One of the market's better turnaround stories is Sirius XM Radio (SIRI 1.76%). The satellite radio provider was on the brink of bankruptcy a dozen years ago as regulators dragged their feet in getting the combination of Sirius and XM approved. John Malone's Liberty Media stepped in to provide financing in a pinch, and Sirius XM has been a 124-bagger since the shares bottomed out at $0.05 -- yes, a nickel -- in early 2009.  

Liberty Media's arrival eventually opened the door for investors to get into the country's lone satellite radio company at a discount. It was given a 40% preferred share stake in Sirius XM as part of the 2009 financial bailout, and it has increased its position to where it's now an 80.2% stake. Liberty Media split into several tracking stocks, with Liberty SiriusXM (LSXMA 1.63%) (LSXMB 1.03%) (LSXMK 1.65%) backed by its majority stake in the radio giant.

Retail investors generally prefer Sirius XM Radio stock as the more straightforward play in the broadcaster's empire, but a lot of value-minded institutional investors -- including Warren Buffett -- tend to favor the tracking stock. Liberty SiriusXM has historically traded at a roughly 25% to 30% discount to the value of its stake in Sirius XM Radio. It seems like an obvious way to grab the satellite radio provider at a discount, but there's a pretty big catch.

Two people driving in the car. The windows are down, and it seems as if they're listening to the radio.

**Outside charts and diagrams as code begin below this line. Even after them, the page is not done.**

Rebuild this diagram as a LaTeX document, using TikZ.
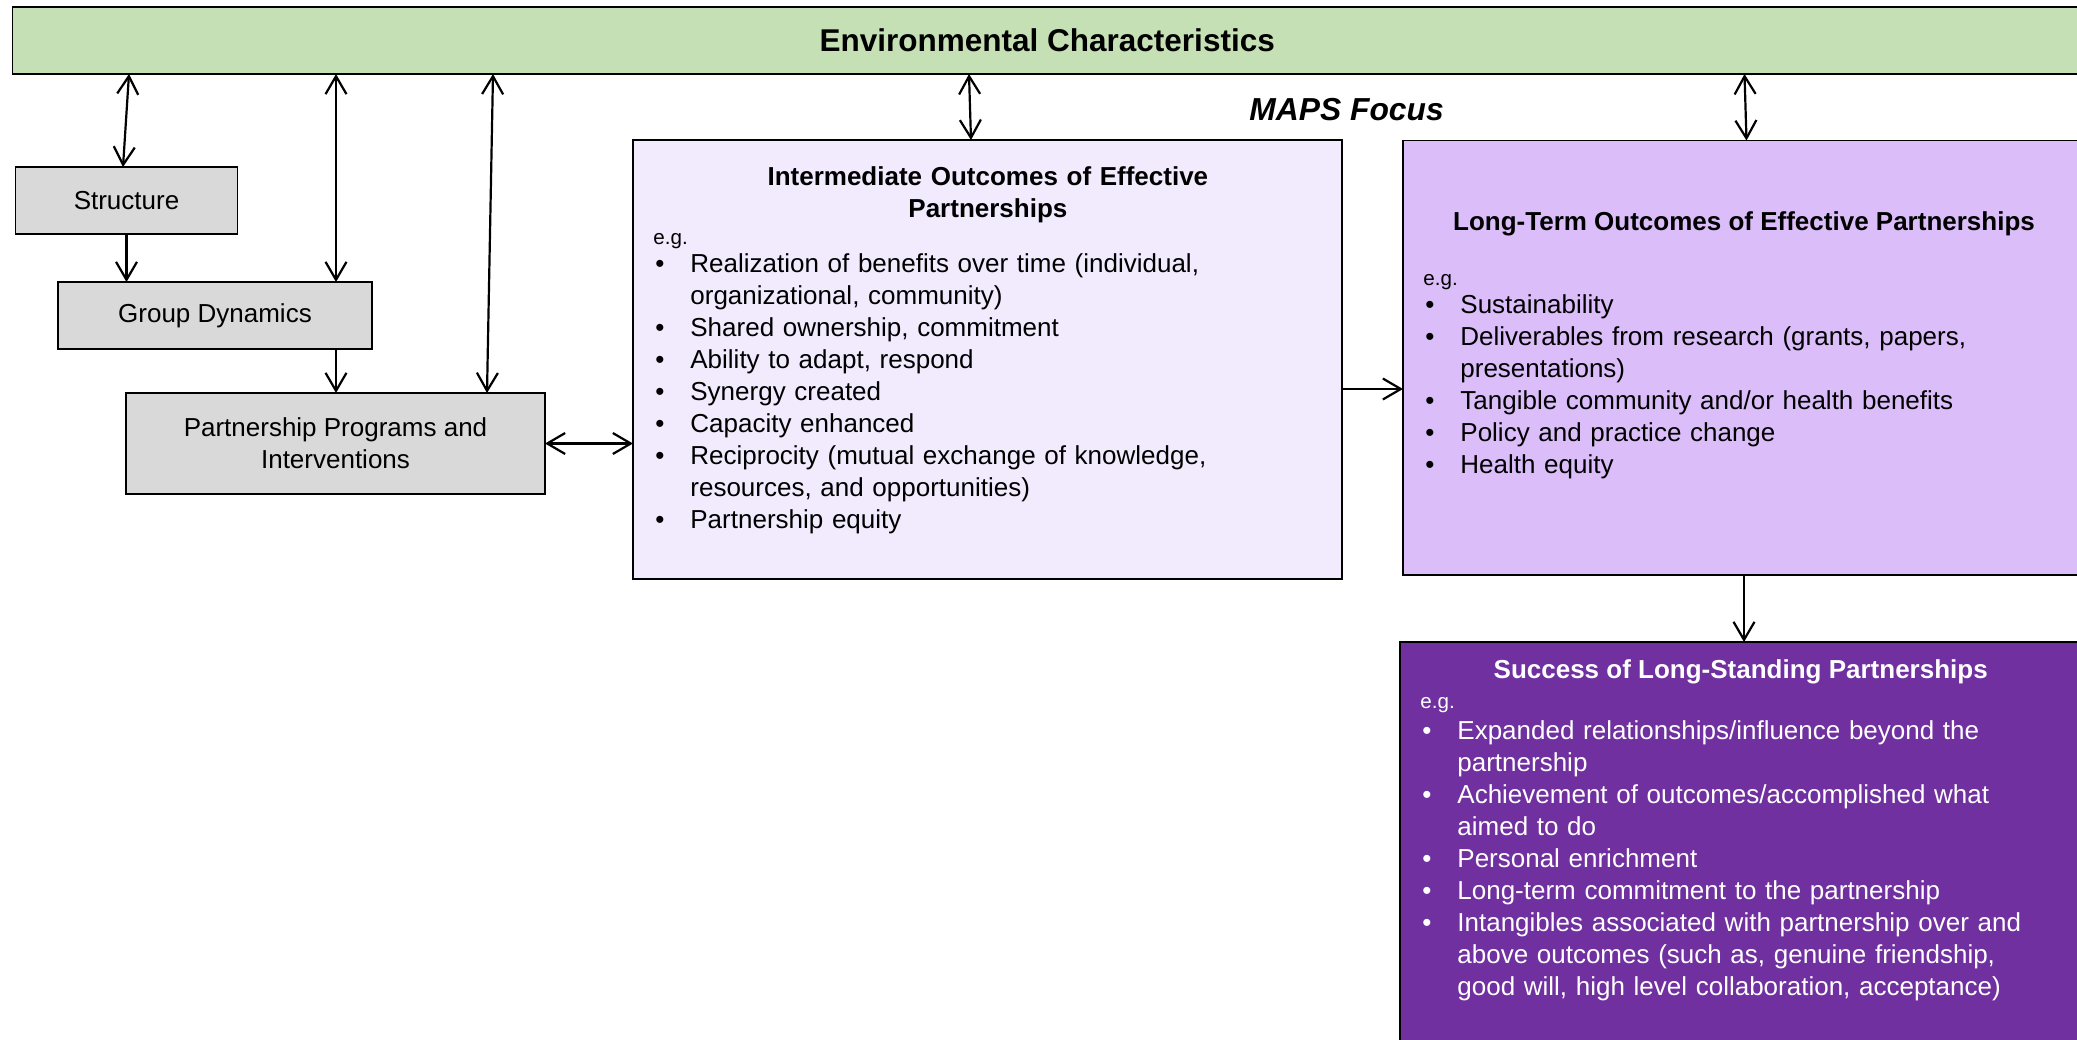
\documentclass[tikz,border=0pt]{standalone}
\usepackage{fontspec}
\setmainfont{Liberation Sans}
\usetikzlibrary{arrows.meta,calc}
\definecolor{envgreen}{HTML}{C5E0B4}
\definecolor{boxgray}{HTML}{D9D9D9}
\definecolor{interfill}{HTML}{F2EAFD}
\definecolor{longfill}{HTML}{DBBDFA}
\definecolor{succfill}{HTML}{7030A0}
\newcommand{\bul}[1]{\hangindent=18.5pt\hangafter=1\noindent\makebox[18.5pt][l]{\hspace{1pt}\textbullet}#1\par}
\begin{document}
\begin{tikzpicture}[x=0.5pt,y=-0.5pt,
  font=\fontsize{13pt}{16pt}\selectfont,
  box/.style={draw=black, line width=0.9pt, inner sep=0pt, outer sep=0pt},
  graybox/.style={box, fill=boxgray, align=center},
  conn/.style={line width=1.1pt, -{Straight Barb[length=9pt,width=10.5pt]}},
  dconn/.style={line width=1.1pt, {Straight Barb[length=9pt,width=10.5pt]}-{Straight Barb[length=9pt,width=10.5pt]}},
  ttl/.style={font=\fontsize{13pt}{16pt}\selectfont\bfseries, inner sep=0pt},
  eg/.style={font=\fontsize{10.3pt}{12pt}\selectfont, inner sep=0pt, anchor=base west},
  items/.style={inner sep=0pt, anchor=base west, align=left}
]
\useasboundingbox (0,0) rectangle (2077,1039);
\begin{scope}
\clip (0,0) rectangle (2077,1039);
% boxes
\node[box, fill=envgreen, minimum width=1034.75pt, minimum height=33.35pt,
  font=\fontsize{15.75pt}{18pt}\selectfont\bfseries] (env) at (1047.25,40.65) {Environmental Characteristics};
\node[graybox, minimum width=111pt, minimum height=33.5pt] (struct) at (126.5,200.5) {Structure};
\node[graybox, minimum width=157pt, minimum height=33.5pt] (gd) at (215,315.5) {Group Dynamics};
\node[graybox, minimum width=209.5pt, minimum height=50.5pt] (ppi) at (335.5,443.5) {Partnership Programs and\\Interventions};
\node[box, fill=interfill, minimum width=354.5pt, minimum height=219.5pt] (inter) at (987.5,359.5) {};
\node[box, fill=longfill, minimum width=343.5pt, minimum height=217.25pt] (long) at (1746.5,357.75) {};
\node[box, fill=succfill, minimum width=345pt, minimum height=204pt] (succ) at (1745,846) {};
\node[font=\fontsize{15.9pt}{18pt}\selectfont\bfseries\itshape, anchor=base west, inner sep=0pt] (maps) at (1249,120.7) {MAPS Focus};
% intermediate text
\node[ttl, anchor=base west, text width=334.5pt, align=center] (intitle) at (653,185) {Intermediate Outcomes of Effective\\Partnerships};
\node[eg] (ineg) at (653,244) {e.g.};
\node[items, text width=334.5pt] (initems) at (653,272.7) {%
\bul{Realization of benefits over time (individual,\newline organizational, community)}%
\bul{Shared ownership, commitment}%
\bul{Ability to adapt, respond}%
\bul{Synergy created}%
\bul{Capacity enhanced}%
\bul{Reciprocity (mutual exchange of knowledge,\newline resources, and opportunities)}%
\bul{Partnership equity}};
% long-term text
\node[ttl, anchor=base] (lttl) at (1744,230) {Long-Term Outcomes of Effective Partnerships};
\node[eg] (leg) at (1423,285) {e.g.};
\node[items, text width=321pt] (litems) at (1423,313.3) {%
\bul{Sustainability}%
\bul{Deliverables from research (grants, papers,\newline presentations)}%
\bul{Tangible community and/or health benefits}%
\bul{Policy and practice change}%
\bul{Health equity}};
% success text
\node[ttl, anchor=base, text=white] (sttl) at (1740.7,678.3) {Success of Long-Standing Partnerships};
\node[eg, text=white] (seg) at (1420,708.3) {e.g.};
\node[items, text width=321pt, text=white] (sitems) at (1420,739) {%
\bul{Expanded relationships/influence beyond the\newline partnership}%
\bul{Achievement of outcomes/accomplished what\newline aimed to do}%
\bul{Personal enrichment}%
\bul{Long-term commitment to the partnership}%
\bul{Intangibles associated with partnership over and\newline above outcomes (such as, genuine friendship,\newline good will, high level collaboration, acceptance)}};
% connectors
\draw[dconn] ($(env.south west)+(116.5,0)$) -- ($(struct.north west)+(107.5,0)$);
\draw[conn] (struct.south) -- (struct.south |- gd.north);
\draw[dconn] ($(env.south west)+(323.5,0)$) -- ($(gd.north west)+(278,0)$);
\draw[conn] ($(gd.south west)+(278,0)$) -- ($(ppi.north west)+(210,0)$);
\draw[dconn] ($(env.south west)+(480.5,0)$) -- ($(ppi.north west)+(361,0)$);
\draw[dconn] (ppi.east) -- (ppi.east -| inter.west);
\draw[dconn] ($(env.south west)+(956.5,0)$) -- ($(inter.north west)+(338,0)$);
\draw[conn] ($(inter.north east)+(0,249)$) -- ($(long.north west)+(0,248.5)$);
\draw[dconn] ($(env.south west)+(1732,0)$) -- ($(long.north west)+(343.5,0)$);
\draw[conn] ($(long.south west)+(341,0)$) -- ($(succ.north west)+(344,0)$);
\end{scope}
\end{tikzpicture}
\end{document}
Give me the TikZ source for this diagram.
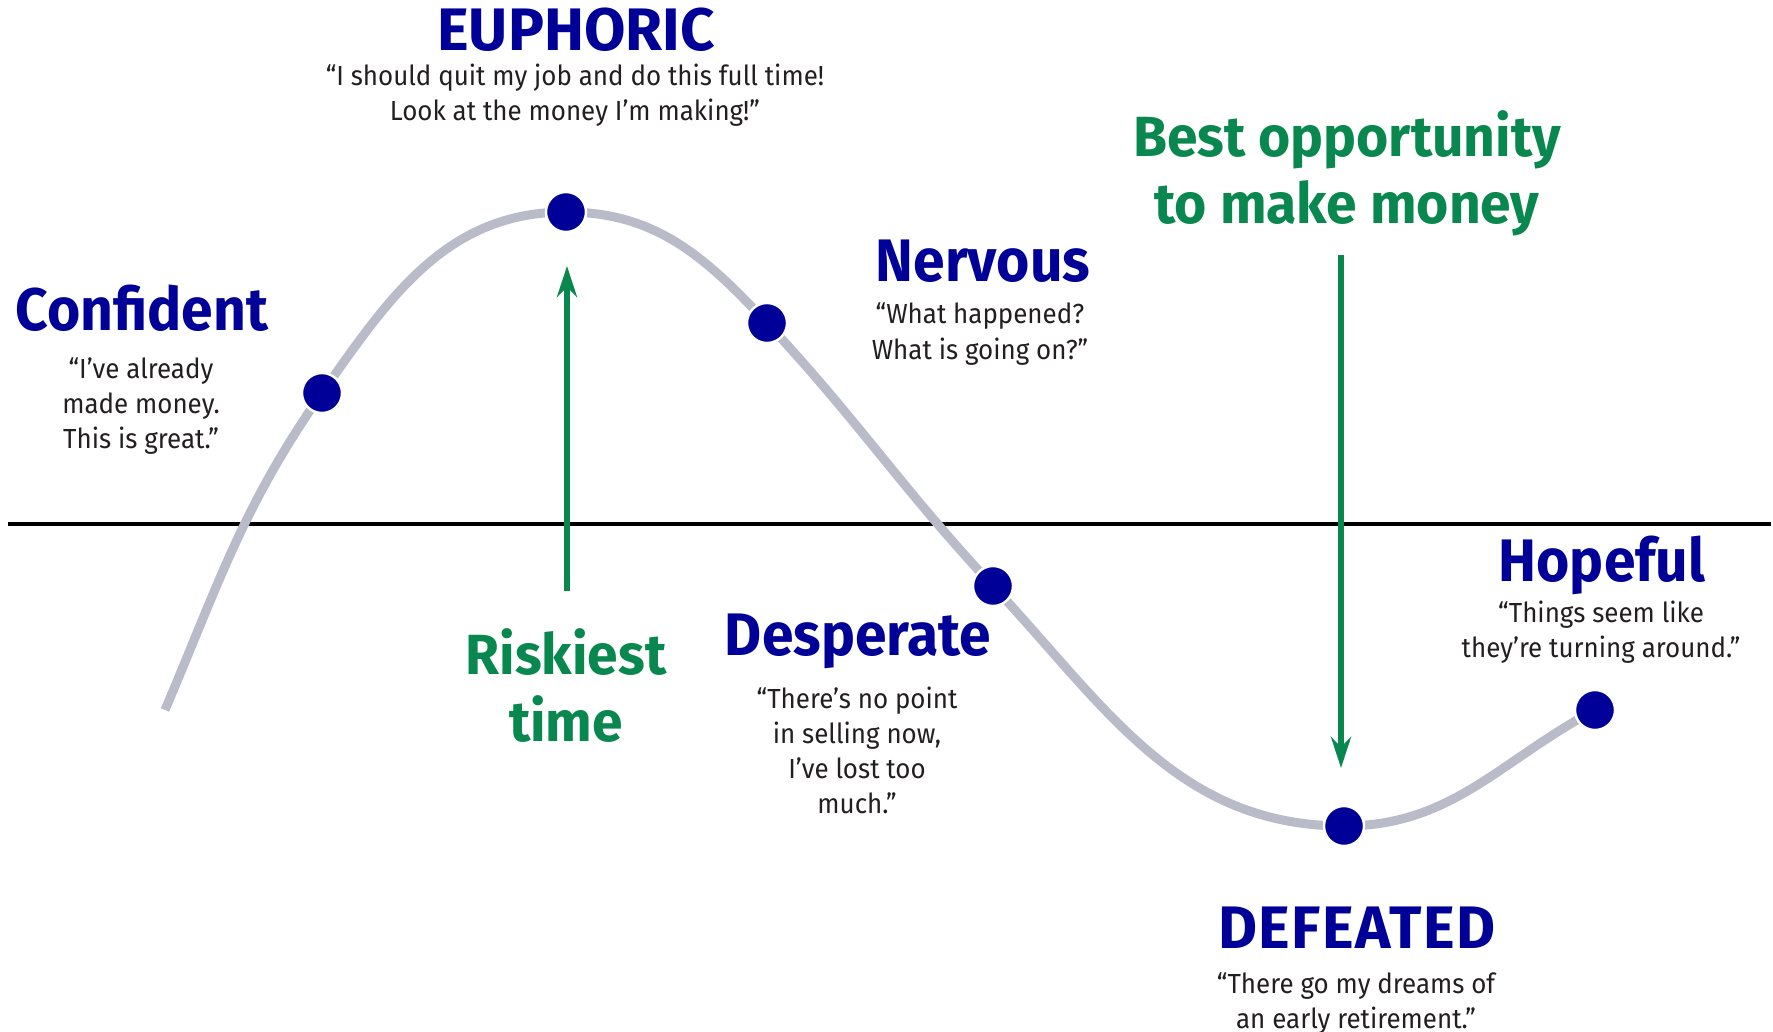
\documentclass[tikz,border=0pt]{standalone}
\usepackage{fontspec}
\setmainfont{Fira Sans}
\newfontfamily\headfont{Fira Sans}[FakeStretch=0.95]
\newfontfamily\capsfont{Fira Sans}[FakeStretch=1.0]
\newfontfamily\capswidefont{Fira Sans}[FakeStretch=1.0,LetterSpace=2.5]
\newfontfamily\greenfont{Fira Sans}[FakeStretch=0.975]
\newfontfamily\quotefont{Fira Sans}[FakeStretch=0.94]
\usetikzlibrary{arrows.meta}
\definecolor{dotblue}{RGB}{0,0,153}
\definecolor{oppgreen}{RGB}{8,135,78}
\definecolor{curvegray}{RGB}{186,187,201}
\definecolor{quotegray}{RGB}{35,31,32}
\newcommand\mylines[1]{\vtop{\halign{\hfil##\hfil\cr#1\crcr}}}
\begin{document}
\begin{tikzpicture}[x=0.5pt,y=0.5pt,
  curve/.style={line width=4.5pt, draw=curvegray},
  dot/.style={circle, fill=dotblue, draw=white, line width=1.2pt, minimum size=20pt, inner sep=0pt},
  head/.style={anchor=base, text=dotblue, inner sep=0pt, font=\headfont\bfseries\fontsize{30}{34}\selectfont},
  capshead/.style={head, font=\capsfont\bfseries\fontsize{30}{34}\selectfont},
  capswide/.style={head, font=\capswidefont\bfseries\fontsize{30}{34}\selectfont},
  qtext/.style={anchor=base, text=quotegray, inner sep=0pt, font=\quotefont\fontsize{13.8}{17.5}\selectfont},
  gtext/.style={anchor=base, text=oppgreen, inner sep=0pt, font=\greenfont\bfseries\fontsize{28.3}{33.5}\selectfont},
  garrow/.style={draw=oppgreen, line width=3pt, -{Stealth[length=15.5pt,width=10pt,inset=5pt]}},
]
\fill[white] (0,0) rectangle (1773,-1032);
\useasboundingbox (0,0) rectangle (1773,-1032);
% axis
\coordinate (axL) at (8,-524);
\coordinate (axR) at (1771,-524);
\draw[line width=2pt] (axL) -- (axR);
% curve points
\coordinate (S) at (165,-710);
\coordinate (C) at (322,-393);
\coordinate (E) at (566,-212);
\coordinate (N) at (767,-323);
\coordinate (D) at (993,-586);
\coordinate (F) at (1344,-826);
\coordinate (H) at (1595,-710);
\draw[curve] (S) to[out=67,in=235] (C) to[out=55,in=180] (E) to[out=0,in=133] (N)
  to[out=-47,in=133] (D) to[out=-47,in=180] (F) to[out=0,in=208] (H);
\node[dot] (dC) at (C) {};
\node[dot] (dE) at (E) {};
\node[dot] (dN) at (N) {};
\node[dot] (dD) at (D) {};
\node[dot] (dF) at (F) {};
\node[dot] (dH) at (H) {};
% green arrows
\coordinate (r0) at (567,-591);
\coordinate (r1) at (567,-266);
\draw[garrow] (r0) -- (r1);
\coordinate (b0) at (1341,-255);
\coordinate (b1) at (1341,-768);
\draw[garrow] (b0) -- (b1);
% texts
\node[capshead] (hE) at (576,-51) {EUPHORIC};
\node[qtext] (qE) at (575,-85.5) {\mylines{“I should quit my job and do this full time!\cr Look at the money I’m making!”}};
\node[head] (hC) at (142,-331) {Confident};
\node[qtext] (qC) at (141,-379) {\mylines{“I’ve already\cr made money.\cr This is great.”}};
\node[head] (hN) at (983,-282) {Nervous};
\node[qtext] (qN) at (980,-324) {\mylines{“What happened?\cr What is going on?”}};
\node[head] (hD) at (858,-655) {Desperate};
\node[qtext] (qD) at (857,-708) {\mylines{“There’s no point\cr in selling now,\cr I’ve lost too\cr much.”}};
\node[capswide] (hF) at (1357,-948) {DEFEATED};
\node[qtext] (qF) at (1356,-993) {\mylines{“There go my dreams of\cr an early retirement.”}};
\node[head] (hH) at (1602,-581) {Hopeful};
\node[qtext] (qH) at (1601,-622) {\mylines{“Things seem like\cr they’re turning around.”}};
\node[gtext] (gB) at (1347,-157) {\mylines{Best opportunity\cr to make money}};
\node[gtext] (gR) at (566,-674) {\mylines{Riskiest\cr time}};
\end{tikzpicture}
\end{document}
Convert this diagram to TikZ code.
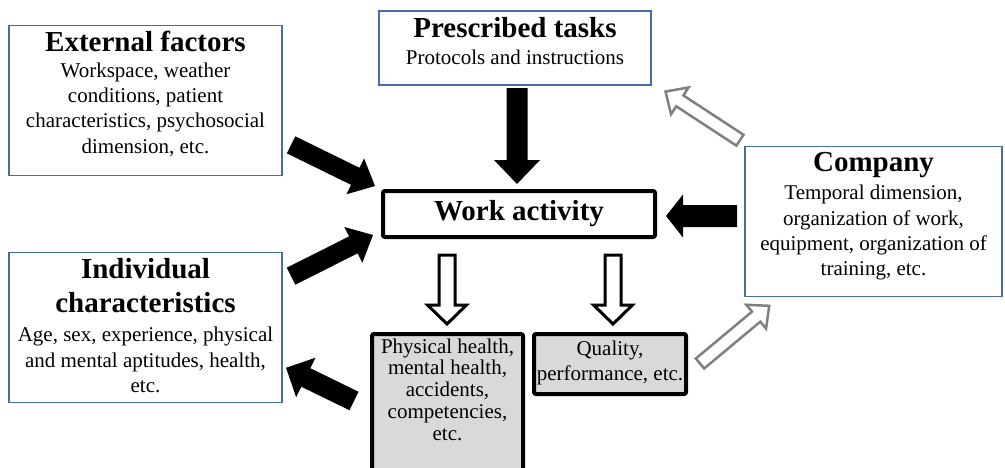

Image source: Getty Images.

Checking out isn't as easy as checking in

Grabbing Sirius XM for $0.70 or $0.75 on the dollar may seem like a good idea, but not everyone on Wall Street sees it that way. Liberty SiriusXM was downgraded by Morgan Stanley's Benjamin Swinburne on Thursday morning. He is lowering his formerly bullish rating on the tracking stock to equal weight and cutting his price target to $56. 

The discount -- to a certain extent -- is part of the reason for his now-neutral stance on Liberty SiriusXM. Like a closed-end fund that perpetually trades at a steep discount, getting in on the cheap doesn't mean that you get out at net asset value. Swinburne notes that the stock has traded at roughly the same discount for the last three to four years, and this makes it less likely that Liberty Media and Sirius XM Radio will be able to chart a course that would collapse the existing structure. The analyst assumes that the discount isn't going to go away anytime soon.

Another reason for the Liberty SiriusXM downgrade is Swinburne's near-term concern about Sirius XM Radio itself. The satellite radio behemoth posted encouraging third-quarter results two weeks ago. It beat Wall Street expectations on both ends of its income statement, boosted its guidance, and even hiked its dividend by 50%. Swinburne is concerned about how the next few quarters will play out. He sees the auto industry's supply chain issues eating into car sales, and therefore constricting the pipeline of new subscribers to Sirius XM's platform. 

Sirius XM Radio continues to be one of the market's more popular media stocks, routinely topping the industry in daily trading volume. Liberty SiriusXM does offer a way to buy in at a discount, but with the inability to close the gap -- as well as solve the platform's near-term challenges -- at least one Wall Street pro thinks it's time to head for the sidelines.